Throughout Caesar’s revenge driven journey, we see how far he has drifted from the belief that apes and humans can coexist. His mistrust of humanity is absolute, shaped by trauma and loss, and it threatens to consume him entirely. Yet it is through the quiet presence of Nova, a mute human child, that the film gently reminds both Caesar and the audience that coexistence is still possible. Without words, Nova becomes a symbol of innocence and hope, challenging Caesar’s growing hatred and reinforcing the idea that survival does not have to come at the cost of compassion.

Woody Harrelson’s Colonel is a chilling antagonist, not because he is theatrical, but because he is convinced he is right. His brutality is driven by fear and survival rather than pure malice, making him an unsettling mirror to Caesar. Both men are willing to cross moral lines in order to protect their kind, and that parallel gives the conflict a depth that elevates it beyond a standard hero and villain dynamic.

One of the film’s most unsettling elements is the evolution of the simian flu. Watching humans regress into a primitive state, stripped of language and identity, is deeply disturbing and adds a genuine sense of horror. These moments are frightening not because of jump scares, but because of what they represent. The slow extinction of humanity as it once existed, unfolding quietly and inevitably.

Visually, War for the Planet of the Apes is stunning. The shift from dense woodland to vast, snow covered landscapes gives the film a bleak, almost biblical tone, reinforcing the sense that this is the end of one world and the beginning of another. It is also a smarter blockbuster than most you will see. The film trusts its audience to read emotion through performance rather than exposition and allows meaning to emerge naturally, proving that spectacle and intelligence can exist side by side.
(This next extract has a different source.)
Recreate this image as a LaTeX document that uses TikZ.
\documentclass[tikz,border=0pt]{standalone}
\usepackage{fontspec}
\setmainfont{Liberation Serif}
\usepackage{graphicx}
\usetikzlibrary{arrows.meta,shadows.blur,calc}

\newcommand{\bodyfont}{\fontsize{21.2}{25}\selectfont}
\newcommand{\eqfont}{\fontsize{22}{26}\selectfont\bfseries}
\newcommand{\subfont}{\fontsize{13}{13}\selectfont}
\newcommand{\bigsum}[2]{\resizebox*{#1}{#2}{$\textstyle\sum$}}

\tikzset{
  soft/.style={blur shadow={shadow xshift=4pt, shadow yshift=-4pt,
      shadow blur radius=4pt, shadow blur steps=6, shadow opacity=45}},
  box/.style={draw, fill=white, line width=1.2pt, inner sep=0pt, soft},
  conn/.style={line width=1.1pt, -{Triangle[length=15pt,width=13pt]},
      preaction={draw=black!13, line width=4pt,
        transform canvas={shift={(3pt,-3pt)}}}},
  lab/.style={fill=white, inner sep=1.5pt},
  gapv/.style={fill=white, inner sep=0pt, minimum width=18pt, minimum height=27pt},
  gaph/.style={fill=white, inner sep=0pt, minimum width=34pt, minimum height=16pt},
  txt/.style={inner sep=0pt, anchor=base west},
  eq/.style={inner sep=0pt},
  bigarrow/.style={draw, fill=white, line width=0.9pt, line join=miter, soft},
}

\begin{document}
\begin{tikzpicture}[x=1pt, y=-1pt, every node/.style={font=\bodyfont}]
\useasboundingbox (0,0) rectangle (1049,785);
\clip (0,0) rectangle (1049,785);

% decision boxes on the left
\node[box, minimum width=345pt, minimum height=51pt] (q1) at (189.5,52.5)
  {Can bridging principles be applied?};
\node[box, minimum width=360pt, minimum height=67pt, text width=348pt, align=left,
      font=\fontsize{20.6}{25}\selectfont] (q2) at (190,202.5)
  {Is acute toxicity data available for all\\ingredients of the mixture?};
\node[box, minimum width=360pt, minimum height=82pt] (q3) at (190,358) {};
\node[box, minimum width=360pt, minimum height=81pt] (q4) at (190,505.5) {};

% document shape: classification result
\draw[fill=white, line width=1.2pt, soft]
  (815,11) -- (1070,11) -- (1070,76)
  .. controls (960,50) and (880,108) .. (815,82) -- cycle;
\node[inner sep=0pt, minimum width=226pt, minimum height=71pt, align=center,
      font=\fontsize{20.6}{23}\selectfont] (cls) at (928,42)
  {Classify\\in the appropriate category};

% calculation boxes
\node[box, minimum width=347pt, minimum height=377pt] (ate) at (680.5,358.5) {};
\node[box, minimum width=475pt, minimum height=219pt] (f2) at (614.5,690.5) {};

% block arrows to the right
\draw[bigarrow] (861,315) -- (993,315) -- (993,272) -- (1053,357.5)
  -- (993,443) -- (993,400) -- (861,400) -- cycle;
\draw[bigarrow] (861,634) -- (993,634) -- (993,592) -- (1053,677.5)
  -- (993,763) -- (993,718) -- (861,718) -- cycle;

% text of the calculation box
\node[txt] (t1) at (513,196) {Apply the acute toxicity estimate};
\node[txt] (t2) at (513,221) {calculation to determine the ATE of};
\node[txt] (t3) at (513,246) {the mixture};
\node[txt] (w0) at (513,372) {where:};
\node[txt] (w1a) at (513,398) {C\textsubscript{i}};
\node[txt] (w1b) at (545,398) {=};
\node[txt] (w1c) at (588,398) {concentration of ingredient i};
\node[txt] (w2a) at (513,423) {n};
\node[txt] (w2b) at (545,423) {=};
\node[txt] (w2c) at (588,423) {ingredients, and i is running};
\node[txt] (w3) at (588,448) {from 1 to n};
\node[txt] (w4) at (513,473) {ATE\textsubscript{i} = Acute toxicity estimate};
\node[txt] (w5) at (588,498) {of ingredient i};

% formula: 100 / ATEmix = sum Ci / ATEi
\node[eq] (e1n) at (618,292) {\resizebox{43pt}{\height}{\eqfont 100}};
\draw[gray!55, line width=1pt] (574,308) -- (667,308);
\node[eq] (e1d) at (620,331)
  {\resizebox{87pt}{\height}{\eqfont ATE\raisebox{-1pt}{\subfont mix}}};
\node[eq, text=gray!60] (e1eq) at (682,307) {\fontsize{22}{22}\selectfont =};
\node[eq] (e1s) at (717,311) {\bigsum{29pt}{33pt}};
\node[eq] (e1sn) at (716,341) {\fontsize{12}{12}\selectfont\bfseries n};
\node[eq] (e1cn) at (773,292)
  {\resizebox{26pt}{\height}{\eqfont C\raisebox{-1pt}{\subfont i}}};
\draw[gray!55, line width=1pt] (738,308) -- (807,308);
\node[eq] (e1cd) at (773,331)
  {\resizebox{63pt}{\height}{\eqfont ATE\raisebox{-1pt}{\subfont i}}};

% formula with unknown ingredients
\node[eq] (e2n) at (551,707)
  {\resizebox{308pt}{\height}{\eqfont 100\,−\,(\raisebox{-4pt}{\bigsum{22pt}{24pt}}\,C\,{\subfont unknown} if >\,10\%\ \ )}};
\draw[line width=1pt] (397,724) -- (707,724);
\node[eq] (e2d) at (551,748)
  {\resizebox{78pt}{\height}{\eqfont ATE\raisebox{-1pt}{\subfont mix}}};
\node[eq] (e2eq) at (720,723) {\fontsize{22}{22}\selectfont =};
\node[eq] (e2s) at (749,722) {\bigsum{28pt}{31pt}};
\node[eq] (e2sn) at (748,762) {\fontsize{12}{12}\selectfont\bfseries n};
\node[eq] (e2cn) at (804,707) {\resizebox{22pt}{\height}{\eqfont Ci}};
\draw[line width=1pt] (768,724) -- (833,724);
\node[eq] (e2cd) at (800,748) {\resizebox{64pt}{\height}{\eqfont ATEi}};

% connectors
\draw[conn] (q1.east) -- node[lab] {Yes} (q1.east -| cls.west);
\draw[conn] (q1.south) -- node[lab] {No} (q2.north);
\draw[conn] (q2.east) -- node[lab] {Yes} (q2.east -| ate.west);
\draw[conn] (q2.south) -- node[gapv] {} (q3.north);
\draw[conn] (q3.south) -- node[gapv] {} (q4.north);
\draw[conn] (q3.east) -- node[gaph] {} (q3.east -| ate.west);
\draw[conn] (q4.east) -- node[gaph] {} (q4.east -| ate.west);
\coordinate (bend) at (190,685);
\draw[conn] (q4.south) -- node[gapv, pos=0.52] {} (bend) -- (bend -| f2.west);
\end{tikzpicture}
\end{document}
Despite its bleakness, the film finds room for warmth through Steve Zahn’s Bad Ape. His humour never undercuts the drama but instead provides brief moments of relief and humanity in an otherwise punishing story. By the time the final act arrives, the film delivers the action you want, but with far greater emotional weight and consequence. The ending feels earned, devastating, and deeply moving, serving as a powerful farewell to Caesar and everything these three films have been building towards. When discussing the greatest film trilogies of all time, alongside Star Wars, The Lord of the Rings, The Godfather, and The Dark Knight, Rise, Dawn, and War for the Planet of the Apes belong in that conversation without hesitation.